March/April Issue, 2004

Come November, residents in Scio Township will have the opportunity to vote whether to tax themselves for the preservation of farmland and open space. Scio Township’s Board of Trustees in February decided to put a 10-year, 0.5 mill tax on the fall ballot. Revenues raised by the initiative would be used to buy land or purchase development rights.

“With the success of the recent ballot initiatives in the City of Ann Arbor and Ann Arbor Township, the Board felt that township voters should have their chance to express their interest in the subject” (Scio Info, the official newsletter of Scio Township, Winter 2004). The Board moved the election from the August ballot to November’s at the urging of the Ecology Center, Sierra Club, and other environmentalists.

Last November voters in the City of Ann Arbor by a 2 to 1 margin approved a parks and greenbelt proposal – a 30-year, 0.5 mill tax to purchase land for parks and property development rights on an estimated 7,000 acres of open space near the city. At the same time Ann Arbor Township voters by a 3 to 1 margin approved a 20-year, 0.7 mill tax to preserve about 2,000 acres of farmland in their community.

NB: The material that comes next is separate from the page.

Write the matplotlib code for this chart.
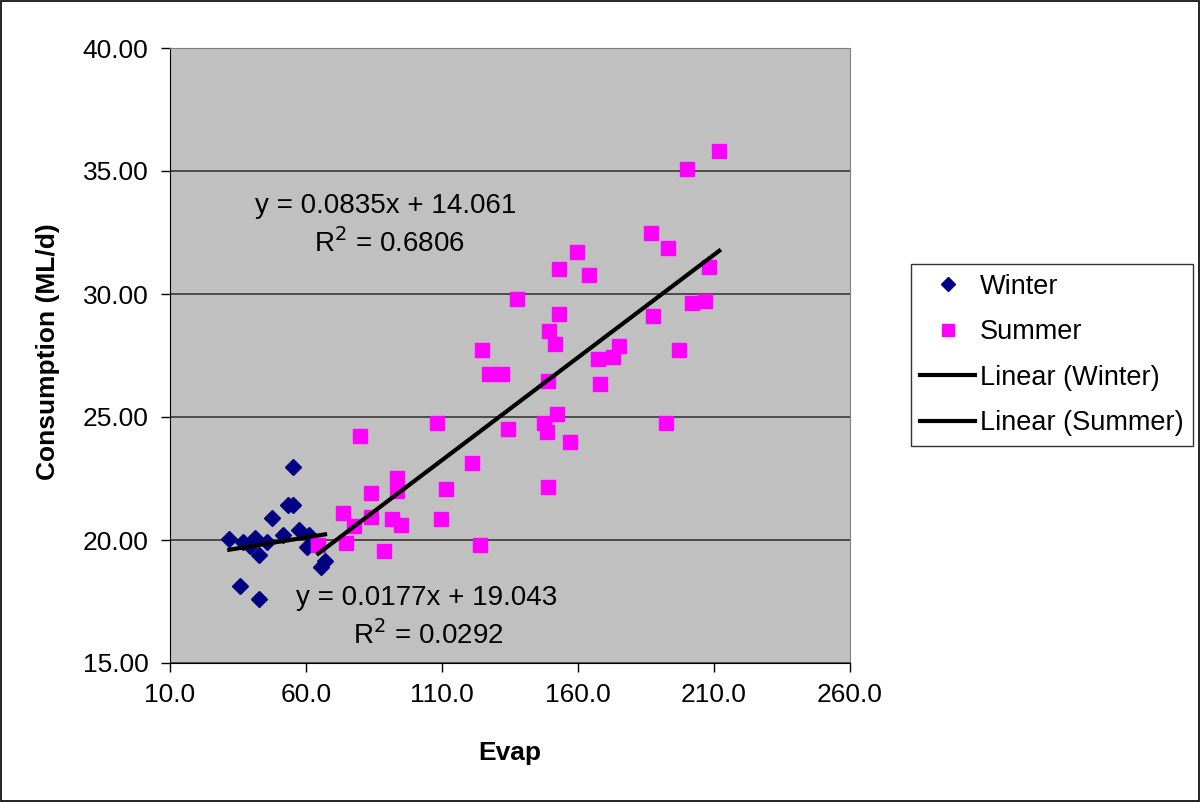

The simultaneous passage of land preservation proposals in the city and one of its neighboring townships is significant because each plan calls for the use of matching funds from other sources, in this case perhaps each other, in order to make any land transaction.

In the same way, Scio Township’s farmland and open space preservation program “would be complementary to, but not tied to, the Ann Arbor greenbelt initiative,” according to Scio Info. “That is, while the receipts from the proposed millage could be used in conjunction with and to assist Ann Arbor’s greenbelt program, it would be entirely independent of Ann Arbor’s program and any other state and local program.” The Ecology Center and other supporters designed Ann Arbor’s greenbelt program, in part, to encourage creation of matching local funds, and the Scio proposal would mark the first local program started since the greenbelt’s passage.

The Nov. 2004 proposal has many people in the environmental community wondering if proponents of land preservation in Scio Township will face the kind of stiff opposition the Home Builders Association of Washtenaw County mounted in 2003 when they raised $222,622 trying to defeat the same kind of ballot initiatives in Ann Arbor and Ann Arbor Township. The successful campaign waged by Friends of Ann Arbor Open Space (www.a2openspace.org/), co-directed by Ecology Center Director Mike Garfield, marked the first defeat of big-money opposition to land preservation in the country (see Grassroots Victory Sets National Precedent, From the Ground Up, Jan./Feb. 2004).